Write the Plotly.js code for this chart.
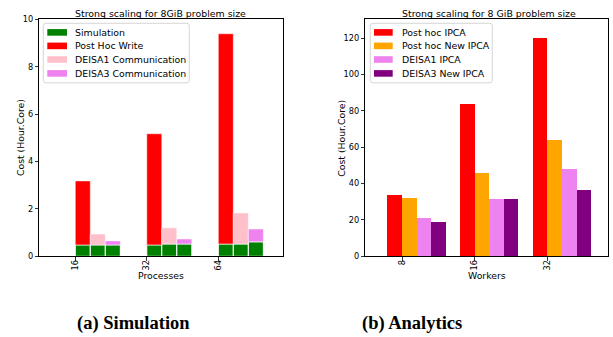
<!DOCTYPE html>
<html>
<head>
<meta charset="utf-8">
<script src="https://cdn.plot.ly/plotly-3.0.1.min.js"></script>
<style>
html,body{margin:0;padding:0;background:#fff;}
#chart{width:613px;height:337px;}
</style>
</head>
<body>
<div id="chart"></div>
<script>
// ---- Data: (a) Simulation ----
var processes = ['16', '32', '64'];
var simPostHoc = [0.48, 0.48, 0.52];     // Simulation part under Post Hoc bar
var simDeisa1 = [0.48, 0.52, 0.52];      // Simulation part under DEISA1 bar
var simDeisa3 = [0.48, 0.52, 0.61];      // Simulation part under DEISA3 bar
var postHocWrite = [2.70, 4.69, 8.87];
var deisa1Comm = [0.46, 0.68, 1.31];
var deisa3Comm = [0.17, 0.21, 0.54];

// ---- Data: (b) Analytics ----
var workers = ['8', '16', '32'];
var postHocIPCA = [33.7, 83.7, 120.0];
var postHocNewIPCA = [32.1, 45.8, 63.9];
var deisa1IPCA = [21.1, 31.5, 48.0];
var deisa3NewIPCA = [18.9, 31.5, 36.5];

var W = 613, H = 337;
function px(x) { return x / W; }
function py(y) { return (H - y) / H; }

var FONT = 'DejaVu Sans, sans-serif';
var idxA = processes.map(function (_, i) { return i; });
var idxB = workers.map(function (_, i) { return i; });
var wA = 0.21, wB = 0.2;

function barA(name, y, base, k, color, showlegend, lw) {
  return {
    type: 'bar', name: name, x: idxA, y: y, base: base,
    width: wA, offset: k * wA, xaxis: 'x', yaxis: 'y',
    marker: { color: color, line: { color: '#ffffff', width: lw } },
    showlegend: false, inLegend: showlegend,
    hoverinfo: 'skip'
  };
}
function barB(name, y, k, color) {
  return {
    type: 'bar', name: name, x: idxB, y: y,
    width: wB, offset: k * wB, xaxis: 'x2', yaxis: 'y2',
    marker: { color: color, line: { width: 0 } },
    showlegend: false, inLegend: true, hoverinfo: 'skip'
  };
}

var tracesA = [
  barA('Simulation', simPostHoc, null, 0, 'green', true, 1),
  barA('Simulation', simDeisa1, null, 1, 'green', false, 1),
  barA('Simulation', simDeisa3, null, 2, 'green', false, 1),
  barA('Post Hoc Write', postHocWrite, simPostHoc, 0, 'red', true, 0.5),
  barA('DEISA1 Communication', deisa1Comm, simDeisa1, 1, 'pink', true, 0.5),
  barA('DEISA3 Communication', deisa3Comm, simDeisa3, 2, 'violet', true, 0.5)
];
var tracesB = [
  barB('Post hoc IPCA', postHocIPCA, -1, 'red'),
  barB('Post hoc New IPCA', postHocNewIPCA, 0, 'orange'),
  barB('DEISA1 IPCA', deisa1IPCA, 1, 'violet'),
  barB('DEISA3 New IPCA', deisa3NewIPCA, 2, 'purple')
];

var tickFont = { family: FONT, size: 8.2, color: '#000' };
function xAxis(domain, range, labels, anchor) {
  return {
    domain: domain, range: range, anchor: anchor,
    tickmode: 'array', tickvals: labels.map(function (_, i) { return i; }), ticktext: labels,
    tickangle: -90, ticks: 'outside', ticklen: 3.5, tickwidth: 0.8, tickcolor: '#000',
    ticklabelstandoff: -4,
    showline: true, linecolor: '#000', linewidth: 1, mirror: true,
    showgrid: false, zeroline: false, tickfont: tickFont, fixedrange: true
  };
}
function yAxis(range, dtick, anchor) {
  return {
    domain: [py(256.3), py(19.3)], range: range, anchor: anchor,
    dtick: dtick, tick0: 0, ticks: 'outside', ticklen: 3.5, tickwidth: 0.8, tickcolor: '#000',
    showline: true, linecolor: '#000', linewidth: 1, mirror: true,
    showgrid: false, zeroline: false, tickfont: tickFont, fixedrange: true
  };
}

function ann(text, x, y, size, extra) {
  var a = {
    text: text, xref: 'paper', yref: 'paper', x: px(x), y: py(y),
    xanchor: 'center', yanchor: 'middle', showarrow: false,
    font: { family: FONT, size: size, color: '#000' }
  };
  for (var k in extra) a[k] = extra[k];
  return a;
}

// Matplotlib-style legend built from the traces' names and colours
var rowY = [32.4, 45.9, 59.5, 73.4];
var shapes = [], annotations = [];
function roundedBox(x0, y0, x1, y1, r) {
  var X0 = px(x0), X1 = px(x1), Y0 = py(y0), Y1 = py(y1), rx = r / W, ry = r / H;
  return 'M' + (X0 + rx) + ',' + Y0 + ' L' + (X1 - rx) + ',' + Y0 +
    ' Q' + X1 + ',' + Y0 + ' ' + X1 + ',' + (Y0 - ry) +
    ' L' + X1 + ',' + (Y1 + ry) + ' Q' + X1 + ',' + Y1 + ' ' + (X1 - rx) + ',' + Y1 +
    ' L' + (X0 + rx) + ',' + Y1 + ' Q' + X0 + ',' + Y1 + ' ' + X0 + ',' + (Y1 + ry) +
    ' L' + X0 + ',' + (Y0 - ry) + ' Q' + X0 + ',' + Y0 + ' ' + (X0 + rx) + ',' + Y0 + ' Z';
}
function addLegend(traces, box, patchX0, patchX1, textX) {
  shapes.push({
    type: 'path', xref: 'paper', yref: 'paper', path: roundedBox(box[0], box[1], box[2], box[3], 2.5),
    fillcolor: 'rgba(255,255,255,0.8)', line: { color: '#cccccc', width: 0.8 }, layer: 'above'
  });
  var items = traces.filter(function (t) { return t.inLegend; });
  items.forEach(function (t, i) {
    var yc = rowY[i];
    shapes.push({
      type: 'rect', xref: 'paper', yref: 'paper', layer: 'above',
      x0: px(patchX0), x1: px(patchX1), y0: py(yc - 3.3), y1: py(yc + 3.3),
      fillcolor: t.marker.color, line: { width: 0 }
    });
    annotations.push({
      text: t.name, xref: 'paper', yref: 'paper', x: px(textX), y: py(yc),
      xanchor: 'left', yanchor: 'middle', showarrow: false,
      font: { family: FONT, size: 9.4, color: '#000' }
    });
  });
}
addLegend(tracesA, [43.3, 23.3, 189.3, 82.8], 47.3, 67, 73);
addLegend(tracesB, [370.3, 23.3, 492.3, 82.8], 374, 392.7, 399.7);

annotations = annotations.concat([
  ann('Strong scaling for 8GiB problem size', 160.5, 14, 9.4),
  ann('Strong scaling for 8 GiB problem size', 489, 14, 9.4),
  ann('Processes', 160.7, 275.5, 9.3),
  ann('Workers', 487, 275.5, 9.3),
  ann('Cost (Hour.Core)', 20, 138, 9.3, { textangle: -90 }),
  ann('Cost (Hour.Core)', 340.7, 138, 9.3, { textangle: -90 }),
  ann('<b>(a) Simulation</b>', 133.5, 323, 18.5, { font: { family: 'Liberation Serif, serif', size: 18.5, color: '#000' } }),
  ann('<b>(b) Analytics</b>', 411.7, 323, 18.5, { font: { family: 'Liberation Serif, serif', size: 18.5, color: '#000' } })
]);

var layout = {
  width: W, height: H,
  margin: { l: 0, r: 0, t: 0, b: 0 },
  paper_bgcolor: '#fff', plot_bgcolor: '#fff',
  barmode: 'overlay', bargap: 0,
  showlegend: false,
  xaxis: xAxis([px(39.3), px(283.3)], [-0.503, 2.909], processes, 'y'),
  yaxis: yAxis([0, 10], 2, 'x'),
  xaxis2: xAxis([px(365.3), px(607.7)], [-0.505, 2.829], workers, 'y2'),
  yaxis2: yAxis([0, 130.3], 20, 'x2'),
  shapes: shapes,
  annotations: annotations
};

var data = tracesA.concat(tracesB).map(function (t) {
  var c = {}; for (var k in t) if (k !== 'inLegend') c[k] = t[k]; return c;
});
Plotly.newPlot('chart', data, layout, { displayModeBar: false, staticPlot: true });
</script>
</body>
</html>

**SHORT TASK**
Omit the pictures, then repeat exactly each line from the beginning of the listing through the line with "var deisa3Comm = [0.17, 0.21, 0.54];".

**THE ANSWER**
Write the Plotly.js code for this chart.
<!DOCTYPE html>
<html>
<head>
<meta charset="utf-8">
<script src="https://cdn.plot.ly/plotly-3.0.1.min.js"></script>
<style>
html,body{margin:0;padding:0;background:#fff;}
#chart{width:613px;height:337px;}
</style>
</head>
<body>
<div id="chart"></div>
<script>
// ---- Data: (a) Simulation ----
var processes = ['16', '32', '64'];
var simPostHoc = [0.48, 0.48, 0.52];     // Simulation part under Post Hoc bar
var simDeisa1 = [0.48, 0.52, 0.52];      // Simulation part under DEISA1 bar
var simDeisa3 = [0.48, 0.52, 0.61];      // Simulation part under DEISA3 bar
var postHocWrite = [2.70, 4.69, 8.87];
var deisa1Comm = [0.46, 0.68, 1.31];
var deisa3Comm = [0.17, 0.21, 0.54];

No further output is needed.